A: (11 year old) Neither, really – but maybe more people will buy it if they like Among the Stars. (Note: both boys also enjoy Among the Stars, with the 11 year old being an especially big fan. He and I are working on a review of Among the Stars: Revival.)
Stronghold Games had a promo at Origins – a coaster printed on both sides with variants:
- The Chimera is a neutral ship that fires when it is hit… and which you can use to target your opponents, if they don’t target you first.
- The Secret Base is a difficult to hit asteroid that awards points for the number of times it was hit to the most aggressive player… minus the hits of all the other players who hit it! (You can go negative in a multiplayer game.)
I don’t think it’s essential to enjoying this wonderful game… but I do appreciate Stronghold Games for putting out a promo that doesn’t mess up Stellar Conflict in the quest to make something cool.

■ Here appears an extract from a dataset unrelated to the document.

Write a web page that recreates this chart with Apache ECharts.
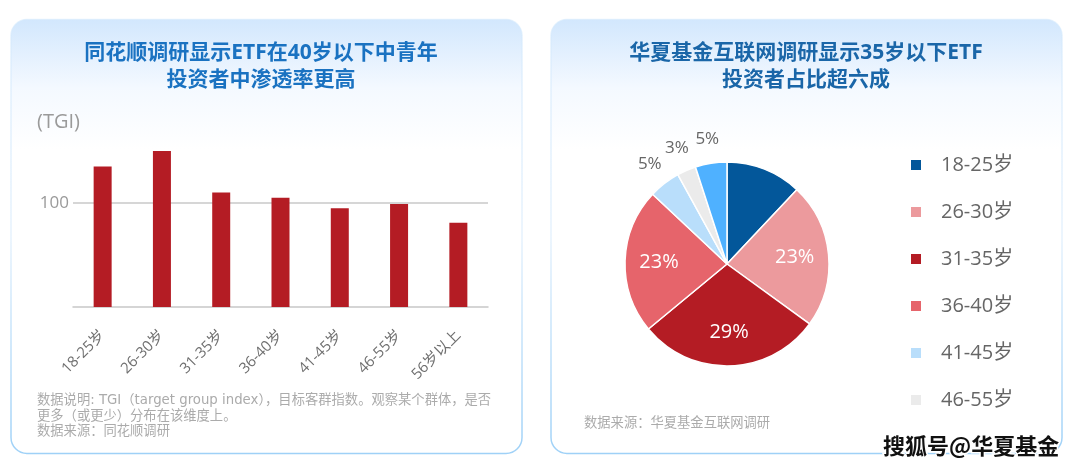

Ratings from the Opinionated Gamers:
I love it!… Mark Jackson
I like it…
Not for me…
Great little game, and I’m also happy to see it get a better production with some fun tweaks. The timer removes the “slap all my cards down as fast as I can, annoy my opponents and hope to get lucky” tactic that some players take–especially those who don’t particularly like speed games. But I could see players stalling the first few seconds of a timed game–much like indoor head-to-head cycling–as people wait for someone else to make the first move.
Jeff – that’s EXACTLY what happens with the boys & I… the cargo ships go down and then there’s a hesitation while you wait to see what the next guy will do.
Another tactic we’ve refined – surrounding your cargo ship with your ship shooting outward to preserve the 4-5 points of cargo.